COP20 (ペルー・リマ会合)
【プレスリリース】宿題を残した国連気候変動リマ会議終わる
ペルー・リマで12月1日から12日まで開かれていた国連気候変動枠組条約締約国会議(COP20)及び京都議定書会合(CMP10)は、来年のパリでの2020年より先の将来枠組みの合意を目指し、各国が来年提出することになっている約束草案の内容を中心に協議した。先進国がパリ合意の中核としたい先進国・途上国共通の緩和目標の詳細をリマで固めることに多くの途上国が抵抗し、大枠での合意に留まった。しかし約束草案の提出内容の決定がなされたことはパリへ向かう一歩前進と言える。緩和の詳細はバリ合意の中で適応や途上国支援とともに包括的に交渉されることになる。またこの決定に伴い要素案が今後の交渉の土台となるパリ合意案として認識されたことは、来年に向けた交渉のハードルを一つ越えたことになる。一方、リマ決定では国連2℃未満目標のシナリオから大きく外れている現状をどう変えて行くのか、具体的な行動はない。先進国の2020年目標強化は今年も手つかずのままに終わった。また決定内容は先進国による適応などの途上国支援義務を実質外しており、こういった方向がパリ合意にまで反映されると途上国の人々の将来に大きな影響を与えることになる。
一週目は、パリ合意を京都議定書を置き換える緩和の枠組と位置づけた先進国が、決定文書案に含まれる適応や途上国への資金支援の表記を削除もしくは弱める修正を繰り返した。これを見た途上国は、先進国からの追加的支援なしに緩和義務を負わされかねないと警戒し、新興国と結束を固めることになった。 日本を含め(一部を除く)先進国側は、途上国支援を今後とも増やして行く意思を表明したが、リマ交渉が約束草案を緩和に絞るかどうか(スコープ)の議論に終始したため、途上国にはそう写らなかった。このため約束草案の提出内容の詳細に合意できず、パリ会議前にされるべき各国の約束草案の精査が大幅に弱められたことが悔やまれる。各国政府は来年2月以降の交渉会議で約束草案の排出レベルを2℃未満目標の道筋と比較、衡平性の分析など実質ある精査ができるよう強化してもらいたい。

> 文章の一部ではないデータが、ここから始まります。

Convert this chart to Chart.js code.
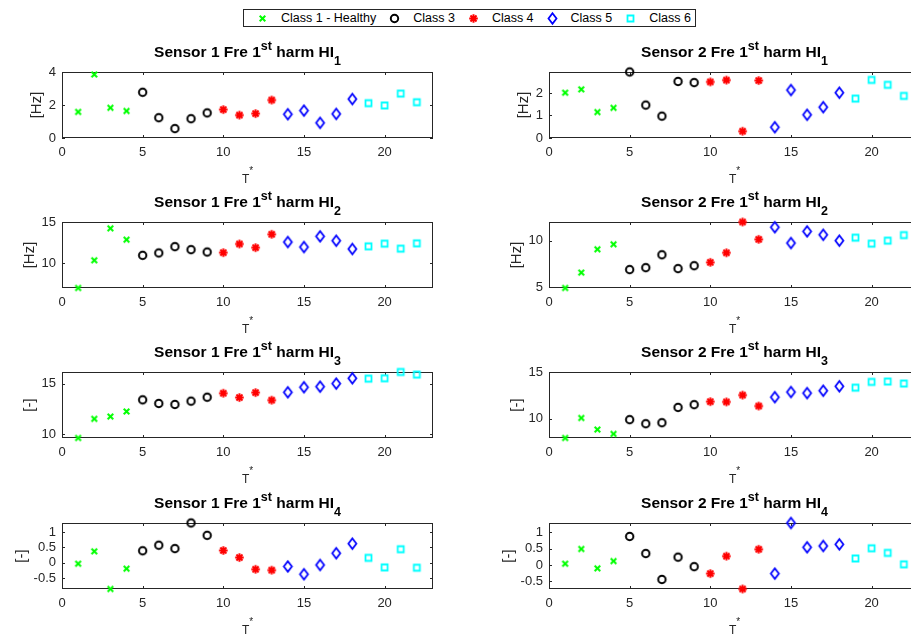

約束草案交渉の中心は条約の下で規定されている先進国と途上国の差別化の議論である。この会議でも先進国と途上国の間の対立の深さが改めて表面化した。4年前のコペンハーゲン会議以来、先進国は一部途上国も先進国と同様な緩和義務を負うことを主張しており、昨年ワルシャワ会議の約束草案検討でも結論が出ず、議論がリマ会議に持ち越されのはその一例だ。気候変動の被害により脆弱なアフリカ諸国や後発発展途上国は新興国も緩和対策を強化するよう求め始めているが、先進国の途上国支援義務を外すことには反対している。リマ会議でこれら途上国が新興国の差別化維持の主張に同調したのはそのためだ。
新興国の温室効果ガス排出抑制は急務であるが、脆弱な国々への適応支援強化や適応できない被害への国際対応能力の強化(損失と被害国際メカニズム)、それに伴う資金を含めた途上国支援は当面先進国の義務のはずだ。4年前合意された各国の2020年目標では今世紀末までに3℃以上の平均気温上昇となる。 被害が進めば難民やインフラへの被害、さらには政情不安を招く。気候支援は、多くの資源や市場を途上国に依存する日本は経済安全保障への投資という観点からも重要なはずである。
先進国の発言と実際の行動には大きな開きがある。2020年までに世界の排出量を下降に向かわせなければ2℃目標は失われてしまうが、危機感と緊急性に応えるリマ会議とならなかったのは残念だ。